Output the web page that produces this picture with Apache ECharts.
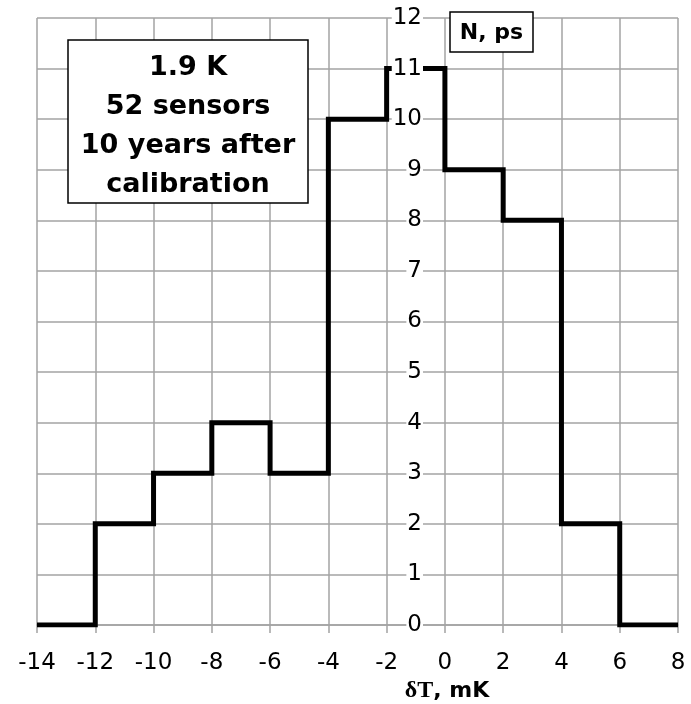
<!DOCTYPE html>
<html>
<head>
<meta charset="utf-8">
<script src="https://cdn.jsdelivr.net/npm/echarts@6/dist/echarts.min.js"></script>
<style>html,body{margin:0;padding:0;background:#fff;}#c{width:691px;height:704px;}</style>
</head>
<body>
<div id="c"></div>
<script>
// Bin edges (δT, mK) and sensor counts in each bin
const binStarts = [-14, -12, -10, -8, -6, -4, -2, 0, 2, 4, 6];
const counts    = [0, 2, 3, 4, 3, 10, 11, 9, 8, 2, 0];
const binEnd = 8;
const xTickLabels = ['-14','-12','-10','-8','-6','-4','-2','0','2','4','6','8'];
const infoLines = ['1.9 K', '52 sensors', '10 years after', 'calibration'];
const yTitle = 'N, ps';
const xTitle = ['δT', ', mK'];

const stepData = binStarts.map((x, i) => [x, counts[i]]);
stepData.push([binEnd, counts[counts.length - 1]]);

const chart = echarts.init(document.getElementById('c'));
const gridColor = '#a3a3a3';
const font = 'DejaVu Sans';
chart.setOption({
  animation: false,
  backgroundColor: '#fff',
  grid: { left: 37, right: 13, top: 18, bottom: 79, containLabel: false, outerBoundsMode: 'none' },
  xAxis: {
    type: 'value', min: -14, max: 8, interval: 2,
    axisLine: { show: true, onZero: false, lineStyle: { color: gridColor, width: 1.5 } },
    axisTick: { show: true, inside: false, length: 8, lineStyle: { color: gridColor, width: 1.5 } },
    splitLine: { show: true, lineStyle: { color: gridColor, width: 1.5 } },
    axisLabel: {
      color: '#000', fontFamily: font, fontSize: 23, margin: 27,
      formatter: v => xTickLabels[Math.round((v + 14) / 2)]
    }
  },
  yAxis: [
    {
      type: 'value', min: 0, max: 12, interval: 1, position: 'left',
      axisLine: { show: false, onZero: false }, axisTick: { show: false },
      axisLabel: { show: false },
      splitLine: { show: true, lineStyle: { color: gridColor, width: 1.5 } }
    },
    {
      type: 'value', min: 0, max: 12, interval: 1, position: 'left', z: 6,
      axisLine: { show: false, onZero: false },
      axisTick: { show: false },
      splitLine: { show: false },
      axisLabel: {
        color: '#000', fontFamily: font, fontSize: 23, margin: -386,
        backgroundColor: '#fff', padding: [0, 1, 0, 1]
      }
    }
  ],
  series: [{
    type: 'line', step: 'end', data: stepData, yAxisIndex: 0,
    symbol: 'none', z: 3,
    lineStyle: { color: '#000', width: 5, join: 'miter', cap: 'butt' }
  }],
  graphic: [
    { type: 'rect', z: 10, shape: { x: 68, y: 40, width: 240, height: 163 },
      style: { fill: '#fff', stroke: '#000', lineWidth: 1.5 } },
    { type: 'text', z: 11, x: 188, y: 126,
      style: { text: infoLines.join('\n'), fontFamily: font, fontWeight: 'bold', fontSize: 27,
               lineHeight: 39, fill: '#000', align: 'center', verticalAlign: 'middle' } },
    { type: 'rect', z: 10, shape: { x: 450, y: 12, width: 83, height: 40 },
      style: { fill: '#fff', stroke: '#000', lineWidth: 1.5 } },
    { type: 'text', z: 11, x: 491.5, y: 33,
      style: { text: yTitle, fontFamily: font, fontWeight: 'bold', fontSize: 22,
               fill: '#000', align: 'center', verticalAlign: 'middle' } },
    { type: 'text', z: 11, x: 447, y: 691,
      style: {
        text: '{a|' + xTitle[0] + '}{b|' + xTitle[1] + '}', align: 'center', verticalAlign: 'middle',
        rich: {
          a: { fontFamily: 'Liberation Serif', fontWeight: 'bold', fontSize: 24, fill: '#000' },
          b: { fontFamily: font, fontWeight: 'bold', fontSize: 22, fill: '#000' }
        }
      } }
  ]
});
</script>
</body>
</html>
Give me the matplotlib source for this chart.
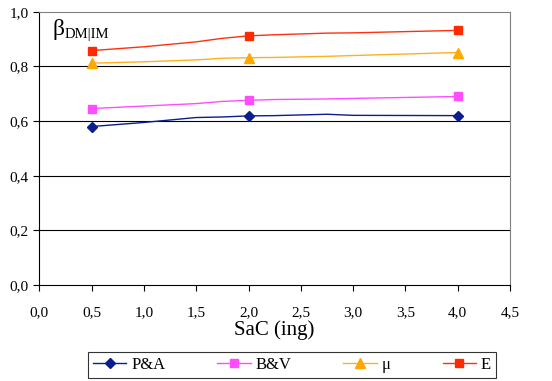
import matplotlib
matplotlib.use("Agg")
import matplotlib.pyplot as plt

plt.rcParams['font.family'] = ['Liberation Serif', 'DejaVu Serif']

x = [0.5, 1.0, 1.5, 1.75, 2.0, 2.25, 2.75, 3.0, 4.0]
pa = [0.580, 0.595, 0.613, 0.615, 0.619, 0.620, 0.625, 0.621, 0.620]
bv = [0.646, 0.655, 0.664, 0.672, 0.676, 0.679, 0.681, 0.683, 0.690]
mu = [0.812, 0.817, 0.824, 0.830, 0.832, 0.833, 0.837, 0.840, 0.851]
e = [0.858, 0.872, 0.890, 0.903, 0.912, 0.916, 0.922, 0.923, 0.932]
marker_x = [0.5, 2.0, 4.0]
series_names = ['P&A', 'B&V', 'μ', 'E']
xticks = [0.0, 0.5, 1.0, 1.5, 2.0, 2.5, 3.0, 3.5, 4.0, 4.5]
yticks = [0.0, 0.2, 0.4, 0.6, 0.8, 1.0]

fig = plt.figure(figsize=(5.52, 3.81), dpi=100)
ax = fig.add_axes([0.0712, 0.252, 0.8528, 0.717])

marks = [i for i, v in enumerate(x) if v in marker_x]
styles = [
    (pa, '#0A1E8C', '#0A1E8C', 'D', 5),
    (bv, '#FF4CFF', '#FF4CFF', 's', 5.5),
    (mu, '#FFB020', '#FFA800', '^', 6.5),
    (e, '#FF3010', '#FF2A00', 's', 5.5),
]
for (ys, lc, mc, m, ms), name in zip(styles, series_names):
    ax.plot(x, ys, color=lc, lw=1.0, marker=m, markersize=ms,
            markerfacecolor=mc, markeredgecolor=mc, markevery=marks, label=name)

ax.set_xlim(0, 4.5)
ax.set_ylim(0, 1.0)
ax.set_xticks(xticks)
ax.set_yticks(yticks)
ax.set_xticklabels([f"{t:.1f}".replace('.', ',') for t in xticks], fontsize=11)
ax.set_yticklabels([f"{t:.1f}".replace('.', ',') for t in yticks], fontsize=11)
ax.tick_params(direction='out', length=4, width=0.8, color='black')
ax.tick_params(axis='x', pad=11)
for yv in yticks[1:-1]:
    ax.axhline(yv, color='black', lw=0.8, zorder=0)
ax.spines['left'].set_color('black')
ax.spines['bottom'].set_color('black')
ax.spines['top'].set_color('#808080')
ax.spines['right'].set_color('#808080')
ax.set_xlabel('SaC (ing)', fontsize=15, labelpad=1)

fig.text(52 / 552, 1 - 35 / 381, 'β', fontsize=17, ha='left', va='baseline')
fig.text(65 / 552, 1 - 38 / 381, 'DM|IM', fontsize=10.5, ha='left', va='baseline')

leg = fig.legend(loc='lower left', bbox_to_anchor=(88 / 552, 3 / 381, 408 / 552, 29 / 381),
                 mode='expand', borderaxespad=0, ncol=4,
                 frameon=True, fancybox=False, edgecolor='black', fontsize=12,
                 handlelength=2.0, columnspacing=1.0, handletextpad=0.3,
                 borderpad=0.3)
leg.get_frame().set_linewidth(0.8)

fig.savefig('out.png', dpi=100)
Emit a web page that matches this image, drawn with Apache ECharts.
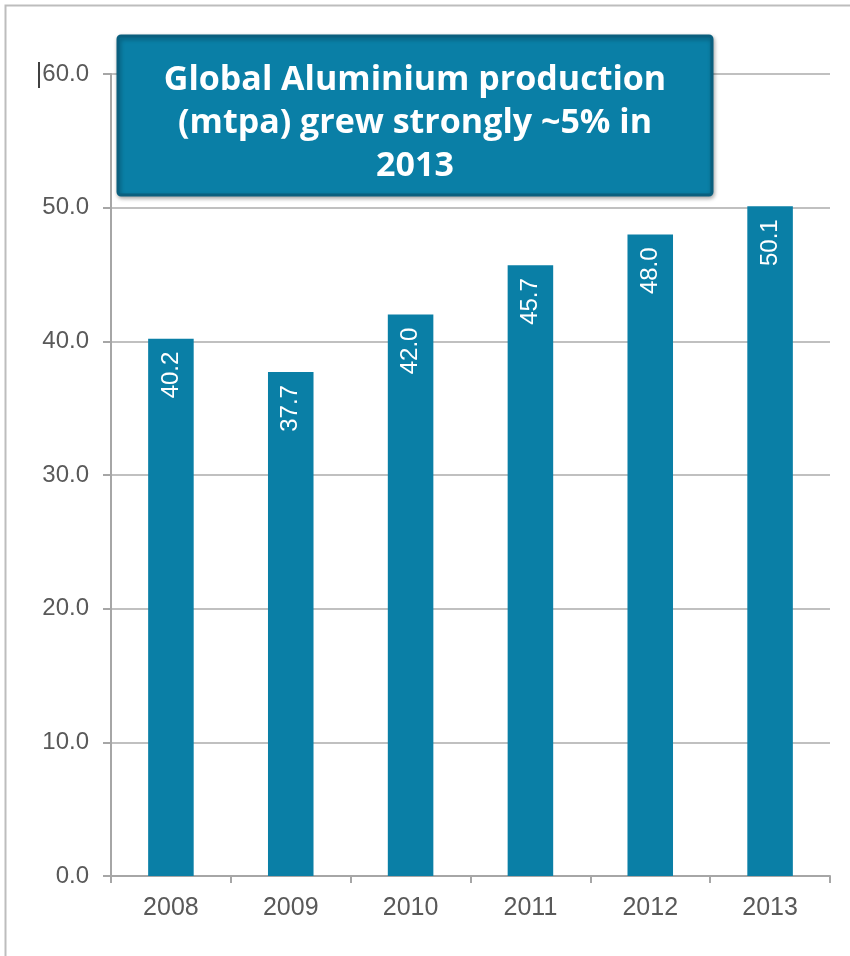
<!DOCTYPE html>
<html><head><meta charset="utf-8">
<script src="https://cdn.jsdelivr.net/npm/echarts@6/dist/echarts.min.js"></script>
<style>html,body{margin:0;padding:0;background:#fff}#c{width:850px;height:956px}</style>
</head><body><div id="c"></div>
<script>
const years = ['2008','2009','2010','2011','2012','2013'];
const production = [40.2, 37.7, 42.0, 45.7, 48.0, 50.1];
const yTicks = { min: 0, max: 60, interval: 10 };
const titleLines = ['Global Aluminium production', '(mtpa) grew strongly ~5% in', '2013'];

const chart = echarts.init(document.getElementById('c'));
chart.setOption({
  animation: false,
  backgroundColor: '#fff',
  grid: { left: 111, right: 20, top: 74, bottom: 80 },
  xAxis: {
    type: 'category', data: years,
    axisLine: { lineStyle: { color: '#a6a6a6', width: 2 } },
    axisTick: { show: true, length: 7, lineStyle: { color: '#a6a6a6', width: 2 } },
    axisLabel: { color: '#595959', fontSize: 25, fontFamily: 'Liberation Sans', margin: 20 }
  },
  yAxis: {
    type: 'value', min: yTicks.min, max: yTicks.max, interval: yTicks.interval,
    axisLine: { show: true, lineStyle: { color: '#a6a6a6', width: 2 } },
    axisTick: { show: true, length: 8, lineStyle: { color: '#a6a6a6', width: 2 } },
    axisLabel: { color: '#595959', fontSize: 24, fontFamily: 'Liberation Sans', margin: 22,
      formatter: v => v.toFixed(1) },
    splitLine: { lineStyle: { color: '#c0c0c0', width: 2 } }
  },
  series: [{
    type: 'bar', data: production, barWidth: '38%',
    itemStyle: { color: '#0A7FA6' },
    label: {
      show: true, position: 'insideTop', rotate: 90, align: 'right', verticalAlign: 'middle',
      distance: 13, color: '#fff', fontSize: 24, fontFamily: 'Liberation Sans',
      formatter: p => p.value.toFixed(1)
    }
  }],
  graphic: [
    { type: 'rect', z: 100, left: 3, top: 3, shape: { width: 860, height: 970 }, silent: true,
      style: { fill: 'none', stroke: '#bdbdbd', lineWidth: 2 } },
    { type: 'line', z: 100, shape: { x1: 39, y1: 62, x2: 39, y2: 88 }, style: { stroke: '#000', lineWidth: 1.5 } },
    { type: 'rect', z: 100, shape: { x: 118, y: 36, width: 594, height: 159, r: 3 },
      style: { fill: '#0A7FA6', stroke: '#0A5F7E', lineWidth: 3,
        shadowBlur: 4, shadowColor: 'rgba(0,0,0,0.3)', shadowOffsetX: 1, shadowOffsetY: 2 } },
    { type: 'text', z: 101, silent: true,
      style: { text: titleLines.join('\n'), x: 415, y: 59, textAlign: 'center', textVerticalAlign: 'top',
        fill: '#fff', font: 'bold 34px "Open Sans"', lineHeight: 43 } }
  ]
});
</script></body></html>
★ ★ ★
* [EXERCISE REQUIREMENTS]: Only the stretch from the line with "Give me the matplotlib source for this chart." through the line with "markeredgecolor=mc, markevery=marks, label=name)" should be copied, exactly and with both ends. Drop the pictures.

* [SOLUTION TO THIS PROBLEM]:
Give me the matplotlib source for this chart.
import matplotlib
matplotlib.use("Agg")
import matplotlib.pyplot as plt

plt.rcParams['font.family'] = ['Liberation Serif', 'DejaVu Serif']

x = [0.5, 1.0, 1.5, 1.75, 2.0, 2.25, 2.75, 3.0, 4.0]
pa = [0.580, 0.595, 0.613, 0.615, 0.619, 0.620, 0.625, 0.621, 0.620]
bv = [0.646, 0.655, 0.664, 0.672, 0.676, 0.679, 0.681, 0.683, 0.690]
mu = [0.812, 0.817, 0.824, 0.830, 0.832, 0.833, 0.837, 0.840, 0.851]
e = [0.858, 0.872, 0.890, 0.903, 0.912, 0.916, 0.922, 0.923, 0.932]
marker_x = [0.5, 2.0, 4.0]
series_names = ['P&A', 'B&V', 'μ', 'E']
xticks = [0.0, 0.5, 1.0, 1.5, 2.0, 2.5, 3.0, 3.5, 4.0, 4.5]
yticks = [0.0, 0.2, 0.4, 0.6, 0.8, 1.0]

fig = plt.figure(figsize=(5.52, 3.81), dpi=100)
ax = fig.add_axes([0.0712, 0.252, 0.8528, 0.717])

marks = [i for i, v in enumerate(x) if v in marker_x]
styles = [
    (pa, '#0A1E8C', '#0A1E8C', 'D', 5),
    (bv, '#FF4CFF', '#FF4CFF', 's', 5.5),
    (mu, '#FFB020', '#FFA800', '^', 6.5),
    (e, '#FF3010', '#FF2A00', 's', 5.5),
]
for (ys, lc, mc, m, ms), name in zip(styles, series_names):
    ax.plot(x, ys, color=lc, lw=1.0, marker=m, markersize=ms,
            markerfacecolor=mc, markeredgecolor=mc, markevery=marks, label=name)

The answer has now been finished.